Ok, a certain individual has been pestering me continously to post on here, to "let people know what's going on about my life". Fine, I'll be obliging this time. But that's only because I have something to post about.
A Sample From My Life
I had just come home, and eaten a good couple of bowls of kimchee, which one of my math classmates says was "stolen" from the Koreans by the Japanese, and made "un-spicy". Whether or not that is true, I still ravenously consumed somewhere around four bowls of home-made kimchee, along with a few pearl onions, scallions, tomatoes, chocolates, and of course, the cabbage leaves in the kimchee.
Then I log onto the computer, into my Gmail account. There, I discover from one of my friends, that my science teacher has already posted the scores of a science test I took today on Thinkwave.com. I thank my friend for telling me, and hurry of to Thinkwave, in order to see my score. (Note: This is the first science test of the year, and our teacher was and is still rumored to be "evil", "hard", "the King of Tests", etcetera, you get the point.)
My grade was bad, in my terms. I sit staring at the computer for several minutes, then decided I might as well tell my parents now. So, I walk up to my mother, inform her of the recent news, and she says (Chinese translation here), "Then you have a big chance of not getting an A this quarter..." No, she did not yell this. She simply looked up from the pamphlet she was reading on composting. Yes, we have been looking into designing a gardening lately. Not me in particular, but I just want a nice piece of maybe around 3ftx5 ft land, where my California poppies can still grow without being disturbed. Which reminds me, I must clear out the dead leaves and stems soon, before the seeds are dispersed and get entangled in there.
I then walk to my desk, take out a piece of binder paper, and write in a three-inch height font size, "sci test= __". (Did you really think I'd give it out so plainly here, where everybody could see it?) Taking the notepaper captive with me, I march up the stairs, and shov- ahem, hand the paper to my dad, who at the time was on the phone with one of my uncles. The eyebrows his face owns spring up half an inch, then settle down to normalcy again.
After my father finishes up greeting, chatting, then bidding goodbye to my uncle, he walks downstairs, then with a concerned look on his face, ask me how I knew my science score. (He assumed that I wouldn't have that particular piece of knowledge until Monday, as today is Friday, the day I took my test.) I answer concisely, "Thinkwave." My father then takes a seat next to me, after removing one of the science textbooks I had been poring over from the chair, and proceeds to question me if I could've bubbled in the answers in the wrong slot, if I remembered any of the problems on the test, how much I slept last night, so forth.
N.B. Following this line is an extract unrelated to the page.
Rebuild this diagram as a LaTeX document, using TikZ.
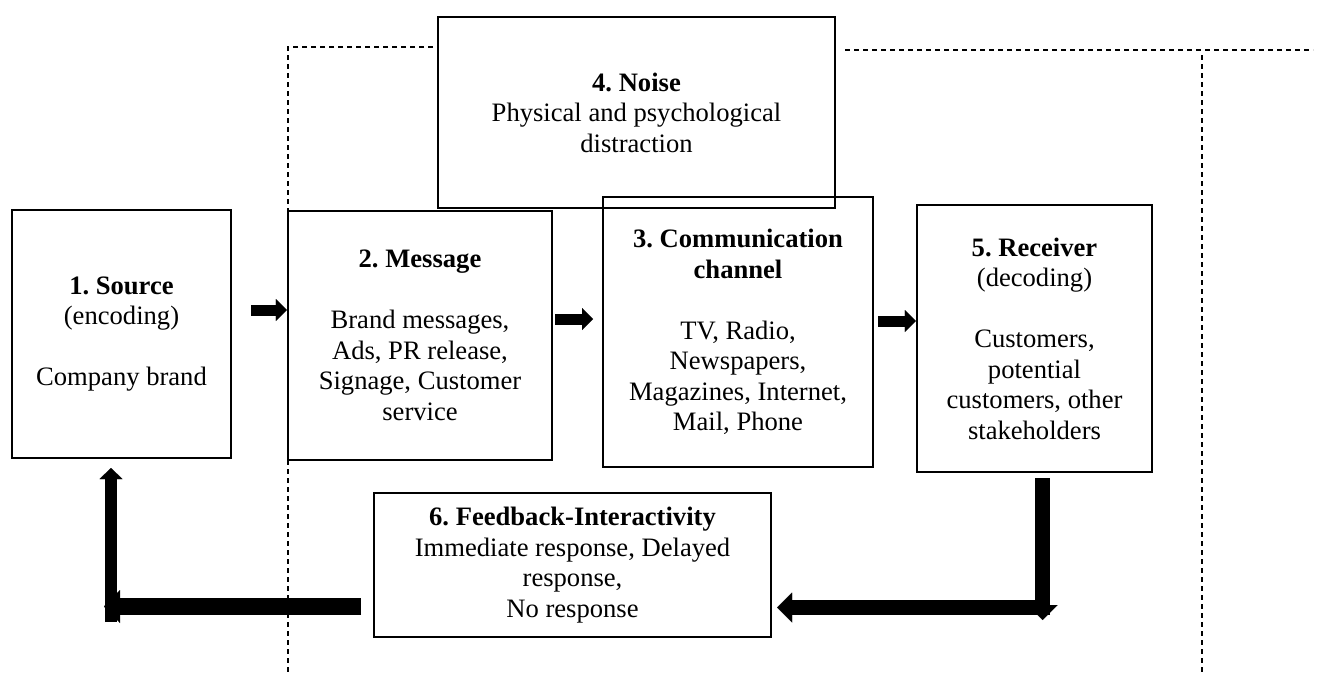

In the end of this mini-interview, he concludes (again, Chinese translation), "It's ok, it doesn't matter, just figure out what you did wrong when you get the test back." At this I shout, "Doesn't matter? Doesn't matter? Are you kidding me? This is worth 15% of my quarter grade! Also, that's not what I'm most frustrated about. I'm frustrated thatI don't understand the material completely, which is what my grade shows to me. Not matter, indeed!" Yes, that was also Chinese translation. We are Chinese, as you have hopefully deducted already. Chinese people speak the Chinese language. We speak Chinese. Therefore, we are very much likely to be Chinese, as three of my family members have been heard to speak in Chinese by now.
So, you see, it is not my parents that "push" me, but my conscience. Grades are a reflection of my understanding of the material the teacher has provided with me. Final exams are an assessment of how much I have retained, of what I have read through in the year.
I suppose a large factor of this view on grades came from the feeling that I could have always done better than what I did, whenever I received a grade. Unless it was full points. The more points taken off on my grade, the more deeply I feel this emotion. I don't often get an OK (yeah, all correct) on tests, but then, I rarely get anything below a B+. Unless I spent my afternoon reading a novel. Or chatting through Gtalk. Or taking a nap. Or not packing my backpack properly.
Either way, that's a sample of my life. I think I mixed up past and present tenses again. And overdid the typing part. There has to be at least eight paragraphs here. I'll count after I publish this. Miss, I hope you're satisfied now. You do know who you are, I hope?